Climbing a Ladder of Success to a Biotech Research Career

Feb 27, 2019 2:35 PM ET

For Saira Sakalaš, learning she was selected as an Amgen Scholar last year was the beginning of a new chapter in her life. She says she will never forget the moment she got an email from the Karolinska Institutet in Sweden offering her the fellowship.

“During a break at an event at my university about what new technology can create for society in the future, anyone could have heard a loud scream,” she recalls. “It was me, crying out of happiness after reading that I would be an Amgen Scholar, a title only a few students can get!” That break turned into a celebration, Sakalaš says, as her peers knew how excited she was about participating in the hands-on biotech research program.
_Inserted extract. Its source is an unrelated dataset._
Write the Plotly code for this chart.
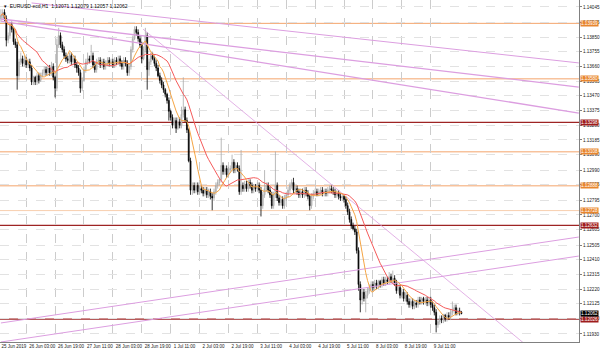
import plotly.graph_objects as go
import pandas as pd

# ---------------- data ----------------
first_open = 1.1397
closes = [
 1.1399,1.1401,1.1397,1.1383,1.1386,1.1393,1.1390,1.1382,1.1380,1.1360,
 1.1369,1.1371,1.1368,1.1370,1.1367,1.1369,1.1365,1.1356,1.1359,1.1356,
 1.1360,1.1357,1.1360,1.1362,1.1364,1.1362,1.1365,1.1362,1.1366,1.1359,
 1.1352,1.1380,1.1386,1.1380,1.1377,1.1373,1.1371,1.1370,1.1373,1.1369,
 1.1371,1.1367,1.1365,1.1362,1.1352,1.1357,1.1364,1.1369,1.1371,1.1370,
 1.1373,1.1367,1.1364,1.1369,1.1370,1.1367,1.1369,1.1366,1.1368,1.1370,
 1.1368,1.1369,1.1367,1.1370,1.1369,1.1371,1.1368,1.1366,1.1370,1.1368,
 1.1362,1.1366,1.1377,1.1384,1.1390,1.1388,1.1384,1.1380,1.1371,1.1377,
 1.1386,1.1364,1.1369,1.1373,1.1371,1.1368,1.1365,1.1360,1.1357,1.1354,
 1.1351,1.1348,1.1344,1.1337,1.1333,1.1328,1.1331,1.1326,1.1330,1.1328,
 1.1335,1.1338,1.1331,1.1325,1.1305,1.1286,1.1289,1.1286,1.1289,1.1285,
 1.1287,1.1286,1.1284,1.1286,1.1283,1.1285,1.1282,1.1281,1.1285,1.1289,
 1.1291,1.1293,1.1302,1.1298,1.1300,1.1296,1.1299,1.1300,1.1304,1.1299,
 1.1302,1.1300,1.1285,1.1289,1.1287,1.1290,1.1287,1.1291,1.1289,1.1286,
 1.1288,1.1287,1.1289,1.1286,1.1276,1.1283,1.1287,1.1289,1.1286,1.1283,
 1.1276,1.1283,1.1289,1.1281,1.1278,1.1280,1.1276,1.1281,1.1283,1.1286,
 1.1289,1.1291,1.1286,1.1287,1.1285,1.1283,1.1285,1.1283,1.1286,1.1284,
 1.1282,1.1276,1.1282,1.1284,1.1285,1.1283,1.1285,1.1286,1.1284,1.1285,
 1.1284,1.1286,1.1287,1.1286,1.1285,1.1283,1.1284,1.1282,1.1281,1.1282,
 1.1280,1.1276,1.1272,1.1267,1.1263,1.1261,1.1259,1.1247,1.1225,1.1215,
 1.1220,1.1216,1.1218,1.1221,1.1223,1.1225,1.1223,1.1226,1.1224,1.1227,
 1.1225,1.1228,1.1226,1.1228,1.1227,1.1230,1.1228,1.1229,1.1226,1.1221,
 1.1223,1.1218,1.1220,1.1216,1.1218,1.1214,1.1212,1.1214,1.1211,1.1213,
 1.1212,1.1215,1.1214,1.1216,1.1214,1.1215,1.1213,1.1215,1.1212,1.1210,
 1.1207,1.1199,1.1201,1.1203,1.1202,1.1205,1.1203,1.1205,1.1204,1.1207,
 1.1208,1.1210,1.1206,1.1208,1.12071,1.12062]
highs = [
 1.1403,1.1403,1.1403,1.1399,1.1388,1.1395,1.1395,1.1391,1.1384,1.1382,
 1.1371,1.1375,1.1373,1.1373,1.1372,1.1371,1.1371,1.1367,1.1360,1.1360,
 1.1362,1.1362,1.1362,1.1364,1.1366,1.1366,1.1367,1.1367,1.1369,1.1368,
 1.1360,1.1384,1.1391,1.1388,1.1382,1.1379,1.1375,1.1373,1.1375,1.1375,
 1.1373,1.1373,1.1369,1.1367,1.1364,1.1359,1.1366,1.1371,1.1375,1.1373,
 1.1380,1.1375,1.1369,1.1371,1.1372,1.1372,1.1371,1.1371,1.1370,1.1372,
 1.1372,1.1371,1.1371,1.1372,1.1372,1.1373,1.1373,1.1370,1.1372,1.1372,
 1.1370,1.1368,1.1379,1.1386,1.1392,1.1392,1.1390,1.1386,1.1382,1.1379,
 1.1391,1.1388,1.1371,1.1375,1.1375,1.1373,1.1370,1.1367,1.1362,1.1359,
 1.1356,1.1352,1.1349,1.1346,1.1338,1.1335,1.1333,1.1333,1.1333,1.1333,
 1.1340,1.1359,1.1340,1.1333,1.1326,1.1307,1.1291,1.1291,1.1291,1.1291,
 1.1289,1.1289,1.1288,1.1288,1.1288,1.1287,1.1287,1.1284,1.1287,1.1291,
 1.1293,1.1294,1.1320,1.1304,1.1302,1.1302,1.1301,1.1302,1.1309,1.1306,
 1.1304,1.1304,1.1302,1.1312,1.1291,1.1292,1.1292,1.1293,1.1293,1.1291,
 1.1290,1.1290,1.1291,1.1291,1.1288,1.1285,1.1299,1.1291,1.1291,1.1288,
 1.1285,1.1285,1.1311,1.1291,1.1283,1.1282,1.1282,1.1283,1.1285,1.1288,
 1.1291,1.1293,1.1294,1.1289,1.1289,1.1287,1.1287,1.1287,1.1288,1.1288,
 1.1286,1.1283,1.1284,1.1286,1.1287,1.1287,1.1287,1.1288,1.1288,1.1287,
 1.1287,1.1288,1.1289,1.1289,1.1288,1.1287,1.1286,1.1286,1.1284,1.1283,
 1.1283,1.1282,1.1278,1.1274,1.1269,1.1265,1.1263,1.1261,1.1249,1.1227,
 1.1222,1.1222,1.1221,1.1223,1.1225,1.1227,1.1227,1.1228,1.1228,1.1228,
 1.1228,1.1230,1.1230,1.1230,1.1230,1.1233,1.1232,1.1234,1.1231,1.1228,
 1.1225,1.1225,1.1222,1.1222,1.1220,1.1220,1.1216,1.1216,1.1216,1.1215,
 1.1215,1.1217,1.1217,1.1217,1.1217,1.1217,1.1217,1.1217,1.1217,1.1214,
 1.1212,1.1209,1.1203,1.1205,1.1205,1.1206,1.1206,1.1207,1.1207,1.1209,
 1.1214,1.1212,1.1212,1.1210,1.1210,1.12079]
lows = [
 1.1395,1.1397,1.1395,1.1379,1.1381,1.1384,1.1388,1.1380,1.1378,1.1351,
 1.1357,1.1367,1.1366,1.1366,1.1365,1.1365,1.1363,1.1354,1.1354,1.1354,
 1.1354,1.1355,1.1356,1.1359,1.1360,1.1360,1.1360,1.1360,1.1360,1.1357,
 1.1346,1.1350,1.1378,1.1378,1.1375,1.1371,1.1369,1.1368,1.1368,1.1367,
 1.1367,1.1365,1.1362,1.1360,1.1349,1.1350,1.1356,1.1362,1.1367,1.1368,
 1.1368,1.1365,1.1362,1.1362,1.1367,1.1365,1.1365,1.1364,1.1364,1.1366,
 1.1366,1.1366,1.1365,1.1365,1.1367,1.1367,1.1366,1.1364,1.1364,1.1366,
 1.1360,1.1360,1.1364,1.1375,1.1383,1.1386,1.1382,1.1378,1.1368,1.1370,
 1.1375,1.1351,1.1360,1.1367,1.1370,1.1366,1.1363,1.1359,1.1355,1.1352,
 1.1349,1.1346,1.1342,1.1331,1.1331,1.1326,1.1326,1.1323,1.1325,1.1326,
 1.1326,1.1333,1.1330,1.1323,1.1304,1.1283,1.1283,1.1284,1.1284,1.1283,
 1.1283,1.1284,1.1282,1.1282,1.1281,1.1281,1.1280,1.1273,1.1279,1.1283,
 1.1287,1.1289,1.1291,1.1296,1.1296,1.1294,1.1294,1.1297,1.1298,1.1297,
 1.1297,1.1298,1.1283,1.1283,1.1285,1.1285,1.1285,1.1285,1.1287,1.1284,
 1.1284,1.1285,1.1285,1.1284,1.1269,1.1274,1.1281,1.1285,1.1284,1.1281,
 1.1274,1.1274,1.1281,1.1279,1.1276,1.1276,1.1274,1.1274,1.1279,1.1281,
 1.1284,1.1287,1.1284,1.1284,1.1283,1.1281,1.1281,1.1281,1.1281,1.1282,
 1.1280,1.1273,1.1274,1.1280,1.1282,1.1282,1.1282,1.1283,1.1282,1.1282,
 1.1282,1.1282,1.1284,1.1284,1.1283,1.1281,1.1281,1.1280,1.1279,1.1279,
 1.1278,1.1274,1.1270,1.1265,1.1261,1.1260,1.1257,1.1245,1.1221,1.1207,
 1.1212,1.1214,1.1207,1.1216,1.1219,1.1221,1.1221,1.1221,1.1222,1.1222,
 1.1223,1.1223,1.1224,1.1224,1.1225,1.1225,1.1226,1.1226,1.1224,1.1219,
 1.1219,1.1216,1.1216,1.1214,1.1214,1.1212,1.1210,1.1210,1.1209,1.1209,
 1.1210,1.1210,1.1212,1.1212,1.1212,1.1212,1.1211,1.1211,1.1210,1.1208,
 1.1205,1.1194,1.1197,1.1199,1.1200,1.1200,1.1201,1.1201,1.1202,1.1202,
 1.1205,1.1206,1.1205,1.1205,1.1205,1.12057]

time_tick_bars = [0, 14, 30, 46, 62, 78, 94, 110, 126, 142, 158, 174, 190, 206, 222, 238]
time_tick_labels = ["25 Jun 2019", "26 Jun 03:00", "26 Jun 19:00", "27 Jun 11:00",
                    "28 Jun 03:00", "28 Jun 19:00", "1 Jul 11:00", "2 Jul 03:00",
                    "2 Jul 19:00", "3 Jul 11:00", "4 Jul 03:00", "4 Jul 19:00",
                    "5 Jul 11:00", "8 Jul 03:00", "8 Jul 19:00", "9 Jul 11:00"]
price_ticks = [1.14045, 1.13945, 1.13850, 1.13755, 1.13660, 1.13565, 1.13470, 1.13375,
               1.13280, 1.13185, 1.13090, 1.12990, 1.12895, 1.12795, 1.12700, 1.12605,
               1.12505, 1.12410, 1.12315, 1.12220, 1.12125, 1.12030, 1.11930]

levels = [1.13939, 1.13580, 1.13298, 1.13108, 1.12888, 1.12728, 1.12632, 1.12026]
level_kind = ["o", "o", "r", "o", "o", "lo", "r", "r"]

# trend lines: (bar index pair, price pair)
trend_bars = [[17, 320], [0, 320], [0, 320], [78.7, 320], [0, 320], [0, 320]]
trend_prices = [[1.14071, 1.13683], [1.13967, 1.13527], [1.13954, 1.13359],
                [1.13902, 1.11577], [1.12001, 1.12557], [1.11878, 1.12434]]
trend_width = [1, 1.3, 1.3, 0.8, 1, 1]

last_price = 1.12062
header = "EURUSD-ecd,H1  1.12071 1.12079 1.12057 1.12062"

# ---------------- figure ----------------
n = len(closes)
bars = list(range(n))
opens = [first_open] + closes[:-1]
cs = pd.Series(closes)
ma_fast = cs.rolling(8, min_periods=1).mean()
ma_slow = cs.rolling(21, min_periods=1).mean()

FONT = "Liberation Sans"
fig = go.Figure()

line_col = {"o": "#f4a46c", "lo": "#f8cfae", "r": "#9e2424"}
box_col = {"o": "#e8862f", "lo": "#e8862f", "r": "#9e1c1c"}
for lv, k in zip(levels, level_kind):
    fig.add_shape(type="line", xref="paper", x0=0, x1=1, yref="y", y0=lv, y1=lv,
                  line=dict(color=line_col[k], width=1.3 if k == "r" else 1), layer="below")

for bx, py, w in zip(trend_bars, trend_prices, trend_width):
    fig.add_trace(go.Scatter(x=bx, y=py, mode="lines", line=dict(color="#dc9ee0", width=w),
                             hoverinfo="skip", showlegend=False))

fig.add_trace(go.Candlestick(
    x=bars, open=opens, high=highs, low=lows, close=closes,
    increasing=dict(line=dict(color="#a8a8a8", width=0.8), fillcolor="#d4d4d4"),
    decreasing=dict(line=dict(color="#000000", width=0.8), fillcolor="#000000"),
    whiskerwidth=0, hoverinfo="skip", showlegend=False))

fig.add_trace(go.Scatter(x=bars, y=ma_slow, mode="lines", line=dict(color="#f55a5a", width=1),
                         hoverinfo="skip", showlegend=False))
fig.add_trace(go.Scatter(x=bars, y=ma_fast, mode="lines", line=dict(color="#f5a544", width=1),
                         hoverinfo="skip", showlegend=False))

ann = []
for lv, k in zip(levels, level_kind):
    ann.append(dict(xref="paper", x=1, xanchor="left", xshift=1, yref="y", y=lv,
                    text=f"{lv:.5f}", showarrow=False, bgcolor=box_col[k],
                    font=dict(family=FONT, size=4.6, color="white"), borderpad=0))
ann.append(dict(xref="paper", x=1, xanchor="left", xshift=1, yref="y", y=last_price,
                text=f"{last_price:.5f}", showarrow=False, bgcolor="#000000",
                font=dict(family=FONT, size=4.6, color="white"), borderpad=0))
ann.append(dict(xref="paper", x=0, xanchor="left", xshift=2, yref="paper", y=1, yanchor="top",
                yshift=-1, text="▾  " + header, showarrow=False,
                font=dict(family=FONT, size=5, color="black")))

tick_text = [t if i == 0 else "\u00a0\u00a0" + t for i, t in enumerate(time_tick_labels)]

fig.update_layout(
    width=600, height=350, margin=dict(l=0, r=21, t=0, b=8),
    paper_bgcolor="white", plot_bgcolor="white", showlegend=False,
    annotations=ann,
    xaxis=dict(range=[-0.5, 320.1], tickmode="array", tickvals=time_tick_bars,
               ticktext=tick_text, ticklabelposition="outside right", tickangle=0,
               showgrid=True, gridcolor="#cccccc", griddash="dash", gridwidth=1,
               showline=True, linecolor="#808080", linewidth=1, ticks="",
               tickfont=dict(family=FONT, size=4.5, color="#202020"),
               rangeslider=dict(visible=False), zeroline=False, fixedrange=True),
    yaxis=dict(range=[1.11878, 1.14090], side="right", tickmode="array",
               tickvals=price_ticks, ticktext=[f"{v:.5f}" for v in price_ticks],
               showgrid=True, gridcolor="#e2e2e2", griddash="dash", gridwidth=1,
               showline=True, linecolor="#808080", linewidth=1, ticks="outside",
               ticklen=2, tickcolor="#808080",
               tickfont=dict(family=FONT, size=4.6, color="#202020"), zeroline=False,
               fixedrange=True),
)
fig.write_html("out.html")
Now in her last year of undergraduate studies in molecular and cellular biology at Erasmus University College in Rotterdam, Sakalaš credits the Amgen Scholars Program with helping her decide to pursue graduate work in biomedicine with a goal toward a Ph.D. and then research in the biotech industry. “I have realized that the research life is something that would definitely fulfill me as a person,” she explains. “I want to explore research in industry, an area that was no-go for me just a few months ago.”
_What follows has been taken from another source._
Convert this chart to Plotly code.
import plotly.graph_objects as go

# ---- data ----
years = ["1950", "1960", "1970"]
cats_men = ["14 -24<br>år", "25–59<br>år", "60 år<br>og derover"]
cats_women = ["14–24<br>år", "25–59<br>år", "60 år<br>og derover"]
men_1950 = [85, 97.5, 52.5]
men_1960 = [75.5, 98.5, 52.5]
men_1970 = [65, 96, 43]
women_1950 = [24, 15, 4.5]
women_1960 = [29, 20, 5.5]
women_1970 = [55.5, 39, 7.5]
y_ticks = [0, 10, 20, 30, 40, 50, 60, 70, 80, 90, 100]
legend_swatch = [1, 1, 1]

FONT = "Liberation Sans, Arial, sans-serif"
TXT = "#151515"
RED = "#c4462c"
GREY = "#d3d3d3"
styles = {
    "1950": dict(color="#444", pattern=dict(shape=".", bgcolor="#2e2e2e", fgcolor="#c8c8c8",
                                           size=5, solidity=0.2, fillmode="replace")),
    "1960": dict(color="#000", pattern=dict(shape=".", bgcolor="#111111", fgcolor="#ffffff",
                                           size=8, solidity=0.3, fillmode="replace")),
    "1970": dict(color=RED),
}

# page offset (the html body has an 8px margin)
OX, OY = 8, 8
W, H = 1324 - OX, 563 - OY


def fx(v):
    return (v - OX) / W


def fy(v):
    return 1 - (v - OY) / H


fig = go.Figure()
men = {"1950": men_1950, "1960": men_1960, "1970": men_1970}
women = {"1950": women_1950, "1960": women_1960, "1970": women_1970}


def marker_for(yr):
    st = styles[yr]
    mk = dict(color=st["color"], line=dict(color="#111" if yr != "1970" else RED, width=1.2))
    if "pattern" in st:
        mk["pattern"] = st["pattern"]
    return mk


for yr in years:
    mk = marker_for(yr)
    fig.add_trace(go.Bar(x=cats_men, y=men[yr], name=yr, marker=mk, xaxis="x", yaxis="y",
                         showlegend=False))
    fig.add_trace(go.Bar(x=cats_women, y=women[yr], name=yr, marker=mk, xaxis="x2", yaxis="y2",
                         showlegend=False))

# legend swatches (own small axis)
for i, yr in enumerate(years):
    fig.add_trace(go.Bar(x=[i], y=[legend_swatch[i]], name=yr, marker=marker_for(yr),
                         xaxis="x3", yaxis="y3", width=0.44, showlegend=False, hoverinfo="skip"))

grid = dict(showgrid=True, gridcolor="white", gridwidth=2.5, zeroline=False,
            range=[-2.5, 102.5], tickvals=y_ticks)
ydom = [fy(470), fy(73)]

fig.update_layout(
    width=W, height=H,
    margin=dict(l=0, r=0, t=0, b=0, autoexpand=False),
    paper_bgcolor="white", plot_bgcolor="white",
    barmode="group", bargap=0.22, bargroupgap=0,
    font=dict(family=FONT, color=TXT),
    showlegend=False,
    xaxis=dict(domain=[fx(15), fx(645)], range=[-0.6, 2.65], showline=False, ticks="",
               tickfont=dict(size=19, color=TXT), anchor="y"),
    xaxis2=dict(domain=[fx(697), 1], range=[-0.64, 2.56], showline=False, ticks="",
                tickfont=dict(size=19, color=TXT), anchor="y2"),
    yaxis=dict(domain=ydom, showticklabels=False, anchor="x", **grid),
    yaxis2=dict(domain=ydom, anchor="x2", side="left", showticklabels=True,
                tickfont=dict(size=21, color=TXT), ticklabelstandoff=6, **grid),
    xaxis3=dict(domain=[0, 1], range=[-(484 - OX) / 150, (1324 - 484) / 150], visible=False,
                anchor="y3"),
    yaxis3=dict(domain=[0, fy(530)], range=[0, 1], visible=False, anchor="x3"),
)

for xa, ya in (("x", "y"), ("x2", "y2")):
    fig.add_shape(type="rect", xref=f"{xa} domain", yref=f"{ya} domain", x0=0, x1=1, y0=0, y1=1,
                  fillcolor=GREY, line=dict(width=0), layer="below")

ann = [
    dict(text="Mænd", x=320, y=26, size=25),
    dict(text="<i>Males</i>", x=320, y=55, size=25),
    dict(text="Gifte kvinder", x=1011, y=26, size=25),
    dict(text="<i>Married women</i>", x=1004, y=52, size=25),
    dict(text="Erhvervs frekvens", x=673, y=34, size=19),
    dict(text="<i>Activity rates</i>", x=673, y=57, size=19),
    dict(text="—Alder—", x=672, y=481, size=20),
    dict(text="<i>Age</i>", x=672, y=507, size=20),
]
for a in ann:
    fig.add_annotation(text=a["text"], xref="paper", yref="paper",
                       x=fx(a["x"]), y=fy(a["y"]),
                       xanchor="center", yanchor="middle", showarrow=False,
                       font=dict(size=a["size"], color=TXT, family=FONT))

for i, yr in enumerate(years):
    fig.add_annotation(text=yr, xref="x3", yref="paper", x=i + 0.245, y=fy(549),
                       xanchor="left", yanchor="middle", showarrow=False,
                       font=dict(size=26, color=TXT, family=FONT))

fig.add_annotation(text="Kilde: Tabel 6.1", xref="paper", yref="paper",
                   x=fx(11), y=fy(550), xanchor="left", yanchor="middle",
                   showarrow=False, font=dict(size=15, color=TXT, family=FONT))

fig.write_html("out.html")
A big part of her change in career goals was the Amgen Scholars Europe symposium at the University of Cambridge. “My first thought when stepping into the garden of the University of Cambridge University was: I really hope that everyone will at least once in their life experience the joy, satisfaction, and happiness I have now,” she says,

In Cambridge, Sakalaš heard from several speakers working in applied research. “The researchers constantly emphasized how failure is an intrinsic part of science and progress, how committing to one field in science is not permanent, and how the scientific path can be flexible and dynamic, including that it is perfectly possible to combine family and the research life in the lab,” she says. “All the ‘taboo’ topics I was fearing about life as a scientist in the future were explained, all the myths debunked.”

Sakalaš points especially to talks from three Amgen Scholars alumni who changed her perspective on biotechnology. “It’s always nice to hear a more relatable story from someone who once went through the same process as you,”she says. “They presented how the Amgen Scholars experience opened the door to biotechnology in their future careers, either in medicine, tissue engineering, cardiology or cognitive science.”
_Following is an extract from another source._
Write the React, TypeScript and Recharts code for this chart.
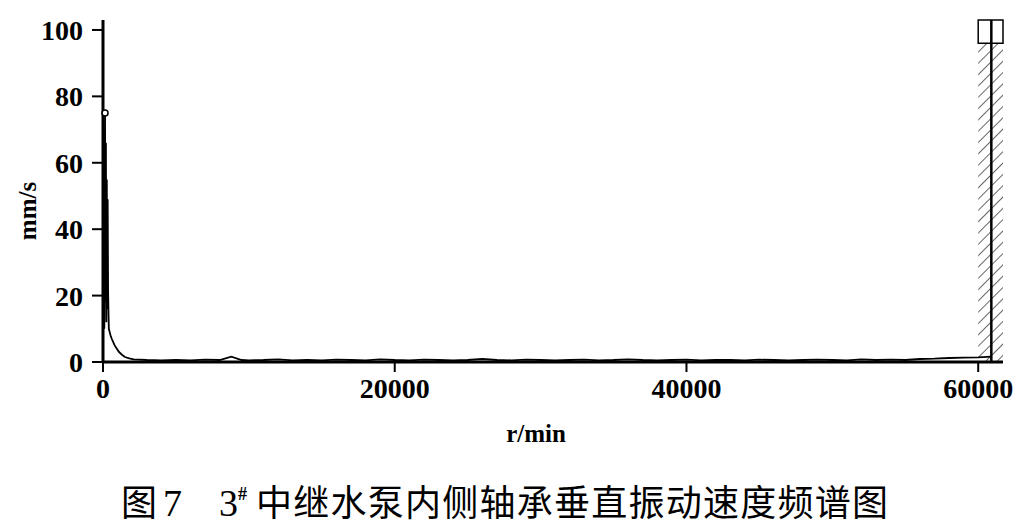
import { Line, LineChart, ReferenceArea, ReferenceDot, ReferenceLine, XAxis, YAxis } from "recharts";

// spectrum points: speed (r/min) and vibration velocity (mm/s)
const rpm = [
  0, 30, 60, 90, 120, 140, 170, 200, 230, 260, 290, 320, 350, 400, 460, 520, 600, 700, 800,
  950, 1100, 1300, 1500, 1800, 2100, 2500, 3000, 4000, 5000, 6000, 7000, 8000, 8800, 9500,
  10000, 11000, 12000, 13000, 14000, 15000, 16000, 17000, 18000, 19000, 20000, 21000, 22000,
  23000, 24000, 25000, 26000, 27000, 28000, 29000, 30000, 31000, 32000, 33000, 34000, 35000,
  36000, 37000, 38000, 39000, 40000, 41000, 42000, 43000, 44000, 45000, 46000, 47000, 48000,
  49000, 50000, 51000, 52000, 53000, 54000, 55000, 56000, 57000, 58000, 59000, 60000, 60900,
];
const velocity = [
  0, 28, 62, 10, 58, 75, 18, 66, 12, 55, 16, 49, 21, 10, 9, 8, 7, 6, 5,
  4, 3, 2.2, 1.5, 1.1, 0.8, 0.7, 0.6, 0.5, 0.6, 0.5, 0.7, 0.6, 1.6, 0.6,
  0.5, 0.6, 0.8, 0.5, 0.6, 0.5, 0.7, 0.6, 0.5, 0.8, 0.6, 0.5, 0.7,
  0.6, 0.5, 0.6, 0.9, 0.6, 0.5, 0.7, 0.6, 0.5, 0.6, 0.7, 0.5, 0.6,
  0.8, 0.6, 0.5, 0.6, 0.7, 0.5, 0.6, 0.6, 0.5, 0.7, 0.6, 0.5, 0.6,
  0.7, 0.6, 0.5, 0.8, 0.6, 0.7, 0.6, 0.9, 1.0, 1.2, 1.3, 1.4, 1.6,
];

const xTicks = [0, 20000, 40000, 60000];
const yTicks = [0, 20, 40, 60, 80, 100];

// marker at the right edge: hatched band, top box, cursor line
const bandStart = 60000;
const bandEnd = 61700;
const boxBottom = 96;
const boxTop = 103;
const cursorRpm = 60900;
const peak = { rpm: 140, velocity: 75 };

const data = rpm.map((r, i) => ({ rpm: r, v: velocity[i] }));

const tickFont = {
  fontFamily: "'Liberation Serif', serif",
  fontWeight: 700,
  fontSize: 28,
  fill: "#000",
};

const labelFont = {
  fontFamily: "'Liberation Serif', serif",
  fontWeight: 700,
  fontSize: 25,
  fill: "#000",
};

export default function App() {
  return (
    <div style={{ position: "absolute", left: 0, top: 0, width: 1032, height: 532, background: "#fff" }}>
      <svg width={0} height={0} style={{ position: "absolute" }}>
        <defs>
          <pattern id="hatch" width={8} height={8} patternUnits="userSpaceOnUse" patternTransform="rotate(45)">
            <line x1={0} y1={0} x2={0} y2={8} stroke="#000" strokeWidth={1.2} />
          </pattern>
        </defs>
      </svg>
      <LineChart width={1032} height={460} data={data} margin={{ top: 20, right: 29, left: 30, bottom: 58 }}>
        <XAxis
          type="number"
          dataKey="rpm"
          domain={[0, bandEnd]}
          ticks={xTicks}
          allowDataOverflow
          tickSize={10}
          tickMargin={6}
          height={40}
          tick={tickFont}
          axisLine={{ stroke: "#000", strokeWidth: 3 }}
          tickLine={{ stroke: "#000", strokeWidth: 2 }}
          label={{
            content: () => (
              <text x={536} y={442} textAnchor="middle" style={labelFont}>
                r/min
              </text>
            ),
          }}
        />
        <YAxis
          type="number"
          domain={[0, boxTop]}
          ticks={yTicks}
          allowDataOverflow
          width={73}
          tickSize={11}
          tickMargin={9}
          tick={tickFont}
          axisLine={{ stroke: "#000", strokeWidth: 3 }}
          tickLine={{ stroke: "#000", strokeWidth: 2 }}
          label={{
            content: () => (
              <text
                x={27}
                y={211}
                transform="rotate(-90 27 211)"
                textAnchor="middle"
                dominantBaseline="central"
                style={labelFont}
              >
                mm/s
              </text>
            ),
          }}
        />
        <ReferenceArea x1={bandStart} x2={bandEnd} y1={0} y2={boxBottom} fill="url(#hatch)" fillOpacity={1} stroke="none" />
        <ReferenceArea x1={bandStart} x2={bandEnd} y1={boxBottom} y2={boxTop} fill="#fff" fillOpacity={1} stroke="#000" strokeWidth={1.5} />
        <ReferenceLine x={cursorRpm} stroke="#000" strokeWidth={2.5} />
        <Line
          type="linear"
          dataKey="v"
          stroke="#000"
          strokeWidth={1.8}
          dot={false}
          isAnimationActive={false}
        />
        <ReferenceDot x={peak.rpm} y={peak.velocity} r={3} fill="#fff" stroke="#000" strokeWidth={1.5} />
      </LineChart>
      <svg width={1032} height={72} style={{ position: "absolute", left: 0, top: 460 }}>
        <g fill="#000">
          <text x={121} y={56} fontFamily="'Noto Sans CJK SC'" fontSize={36}>图</text>
          <text x={163} y={56} fontFamily="'Liberation Serif', serif" fontSize={38}>7</text>
          <text x={219} y={56} fontFamily="'Liberation Serif', serif" fontSize={38}>3</text>
          <text x={238} y={40} fontFamily="'Liberation Serif', serif" fontWeight={700} fontSize={18}>#</text>
          <text x={256} y={56} fontFamily="'Noto Sans CJK SC'" fontSize={36} textLength={632} lengthAdjust="spacing">
            中继水泵内侧轴承垂直振动速度频谱图
          </text>
        </g>
      </svg>
    </div>
  );
}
Science has been an important part of Sakalas’ life since her childhood in Bosnia and Herzegovina. “I got a nickname of a ‘blond nerd’ in the elementary school,” she says. “I looked forward to learning new things day by day. Science became something that gave me a sense of security and confidence.”

The opportunities for practical application of science in the region were limited, so her family supported her decision to attend an international high school in Bosnia and Herzegovina, which led to her undergraduate work in Rotterdam. One big difference, Sakalaš says, between attending university in the Netherlands and Sweden compared to in Eastern Europe is the hierarchical structure. “It is impossible to call your professor by her/his first name,  whereas in Rotterdam, not only that we call our head of the department by his nickname, but he is very friendly with us,” she says. “The working environment is much more relaxed.”

Sakalaš is excited to take her passions for science to the next level with a research career. “Science for me is a need to understand ourselves and our environment, a tool to create a better tomorrow and a passion that drives me through my life,” She explains. “And I love every aspect of it, not only the ‘ups’ when you achieve something you like but also the ‘downs’ when you are pushed in the corner of the wall and forced to climb up the ladder of success and prove that you can do it better!”